渥美清主演の『男はつらいよ』シリーズ50作目の人間ドラマ。
数々の名作を手掛けてきた山田洋次がメガホンを取り、車寅次郎のおいの満男と初恋の人イズミが再会する物語が描かれる。『ALWAYS』シリーズなどの吉岡秀隆が満男を演じ、主題歌を「サザンオールスターズ」の桑田佳祐が歌う。イズミ役の後藤久美子のほか、倍賞千恵子、前田吟、浅丘ルリ子らが共演している。
《あらすじ》
車寅次郎(渥美清)のおいである諏訪満男(吉岡秀隆)の妻の七回忌に一同が集まり、
法事の後は昔話に花を咲かせていた。
満男は長年会社員として働いたが、仕事の合間をぬって執筆していた小説が評価されて小説家に転進した。ある日、彼のサイン会が開かれ、その列に並ぶ人々の中に満男の初恋の相手イズミ(後藤久美子)がいた。
おテルは、この「寅さん」シリーズを、漏れなく見てきたわけではありませんが、渥美清の独特の存在には、魅力を感じていたのです。
今回の50作目は、記念映画の華やかさは表面だけで、中身は相当シビア。
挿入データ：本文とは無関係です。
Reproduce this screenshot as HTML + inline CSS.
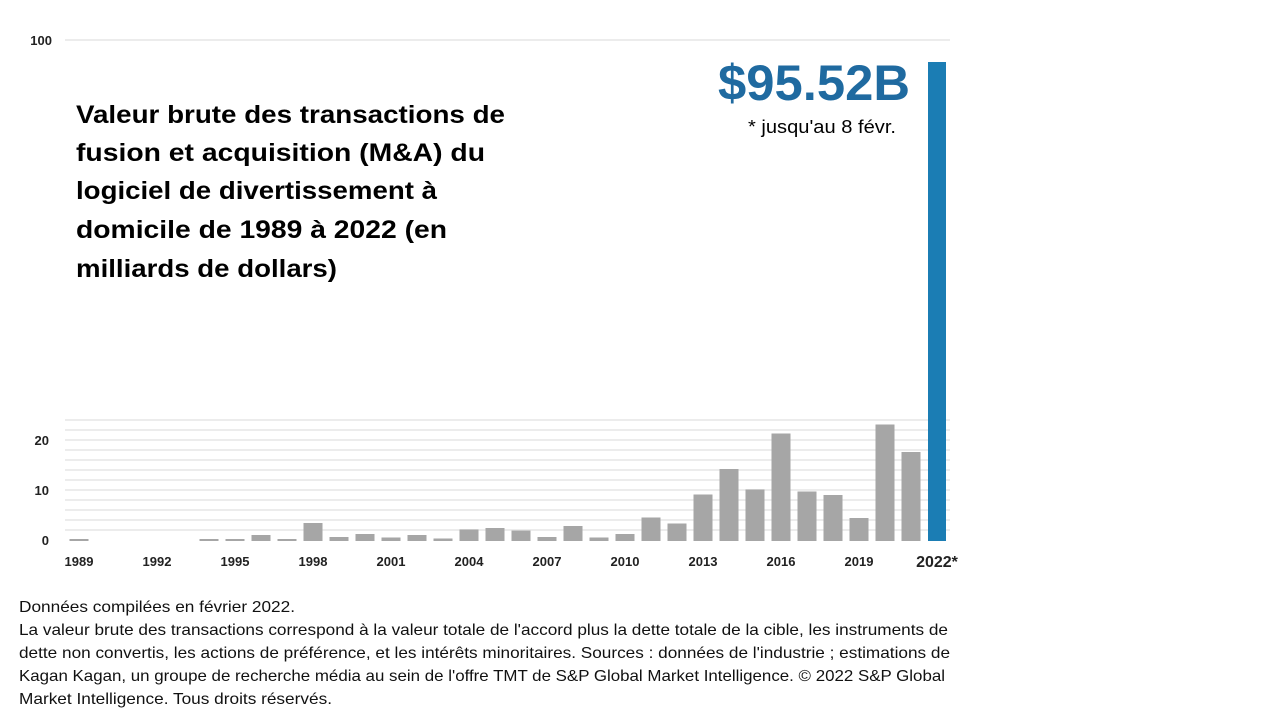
<!DOCTYPE html>
<html><head><meta charset="utf-8"><style>
html,body{margin:0;padding:0;background:#fff;width:1280px;height:720px;overflow:hidden}
svg{display:block}
</style></head><body>
<svg width="1280" height="720" viewBox="0 0 1280 720" xmlns="http://www.w3.org/2000/svg" font-family="Liberation Sans, sans-serif">
<g stroke="#ececec" stroke-width="2">
<line x1="65" y1="40" x2="950" y2="40"/>
<line x1="65" y1="420" x2="950" y2="420"/>
<line x1="65" y1="430" x2="950" y2="430"/>
<line x1="65" y1="440" x2="950" y2="440"/>
<line x1="65" y1="450" x2="950" y2="450"/>
<line x1="65" y1="460" x2="950" y2="460"/>
<line x1="65" y1="470" x2="950" y2="470"/>
<line x1="65" y1="480" x2="950" y2="480"/>
<line x1="65" y1="490" x2="950" y2="490"/>
<line x1="65" y1="500" x2="950" y2="500"/>
<line x1="65" y1="510" x2="950" y2="510"/>
<line x1="65" y1="520" x2="950" y2="520"/>
<line x1="65" y1="530" x2="950" y2="530"/>
</g>
<g fill="#222" font-size="13" font-weight="bold" text-anchor="end">
<text x="52" y="45">100</text>
<text x="49" y="445">20</text>
<text x="49" y="495">10</text>
<text x="49" y="545">0</text>
</g>
<g id="bars" fill="#a6a6a6"></g>
<rect x="928" y="62" width="18" height="479" fill="#1b7db4"/>
<g fill="#222" font-size="13" font-weight="bold" text-anchor="middle">
<text x="79" y="566">1989</text><text x="157" y="566">1992</text><text x="235" y="566">1995</text>
<text x="313" y="566">1998</text><text x="391" y="566">2001</text><text x="469" y="566">2004</text>
<text x="547" y="566">2007</text><text x="625" y="566">2010</text><text x="703" y="566">2013</text>
<text x="781" y="566">2016</text><text x="859" y="566">2019</text>
<text x="937" y="567" font-size="16">2022*</text>
</g>
<text x="718" y="100" font-size="50" font-weight="bold" fill="#1f6aa0" textLength="192" lengthAdjust="spacingAndGlyphs">$95.52B</text>
<text x="748" y="133" font-size="18" fill="#000" textLength="148" lengthAdjust="spacingAndGlyphs">* jusqu'au 8 févr.</text>
<g font-size="25" font-weight="bold" fill="#000">
<text x="76" y="123" textLength="429" lengthAdjust="spacingAndGlyphs">Valeur brute des transactions de</text>
<text x="76" y="161" textLength="409" lengthAdjust="spacingAndGlyphs">fusion et acquisition (M&amp;A) du</text>
<text x="76" y="199" textLength="361" lengthAdjust="spacingAndGlyphs">logiciel de divertissement à</text>
<text x="76" y="238" textLength="371" lengthAdjust="spacingAndGlyphs">domicile de 1989 à 2022 (en</text>
<text x="76" y="277" textLength="261" lengthAdjust="spacingAndGlyphs">milliards de dollars)</text>
</g>
<g font-size="16" fill="#111">
<text x="19" y="612" textLength="276" lengthAdjust="spacingAndGlyphs">Données compilées en février 2022.</text>
<text x="19" y="635" textLength="929" lengthAdjust="spacingAndGlyphs">La valeur brute des transactions correspond à la valeur totale de l'accord plus la dette totale de la cible, les instruments de</text>
<text x="19" y="658" textLength="931" lengthAdjust="spacingAndGlyphs">dette non convertis, les actions de préférence, et les intérêts minoritaires. Sources : données de l'industrie ; estimations de</text>
<text x="19" y="681" textLength="926" lengthAdjust="spacingAndGlyphs">Kagan Kagan, un groupe de recherche média au sein de l'offre TMT de S&amp;P Global Market Intelligence. © 2022 S&amp;P Global</text>
<text x="19" y="704" textLength="313" lengthAdjust="spacingAndGlyphs">Market Intelligence. Tous droits réservés.</text>
</g>
</svg>
<script>
var v=[0.3,0,0,0,0,0.2,0.2,1.2,0.3,3.6,0.8,1.4,0.7,1.2,0.5,2.3,2.6,2.1,0.8,3.0,0.7,1.4,4.7,3.5,9.3,14.4,10.3,21.5,9.9,9.2,4.6,23.3,17.8];
var g=document.getElementById('bars'),s='';
for(var i=0;i<v.length;i++){if(v[i]<=0)continue;var h=Math.max(v[i]*5,2);var x=79+26*i-9.5;
s+='<rect x="'+x+'" y="'+(541-h)+'" width="19" height="'+h+'"/>';}
g.innerHTML=s;
</script>
</body></html>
満男は大人となり、再会した初恋の人・泉の家庭事情は深刻さを増している。つい寅さんの恋愛劇に目を奪われがちだが、歴代マドンナはリリー(朝丘ルリ子)のように、男や仕事に翻弄されながら生きていたり、歌子(吉永小百合)のように父一人を残しての結婚に迷っていたりと、人生の岐路に立たされた人たち。そこにふっと寅さんが現れ、彼女たちの背中を押し、脱力の笑いを届ける。時代を生きる女性たちへの応援歌だったとは今更ながら気付かされます。そりゃ皆、美女たちが寅さんを慕うワケだ。そして挿入されるシリーズの名シーンに確実に笑わされ、改めて秀逸な脚本に脱帽します。
それにしても、リリー(朝丘ルリ子)が今現在もリリーなのだから、驚愕します。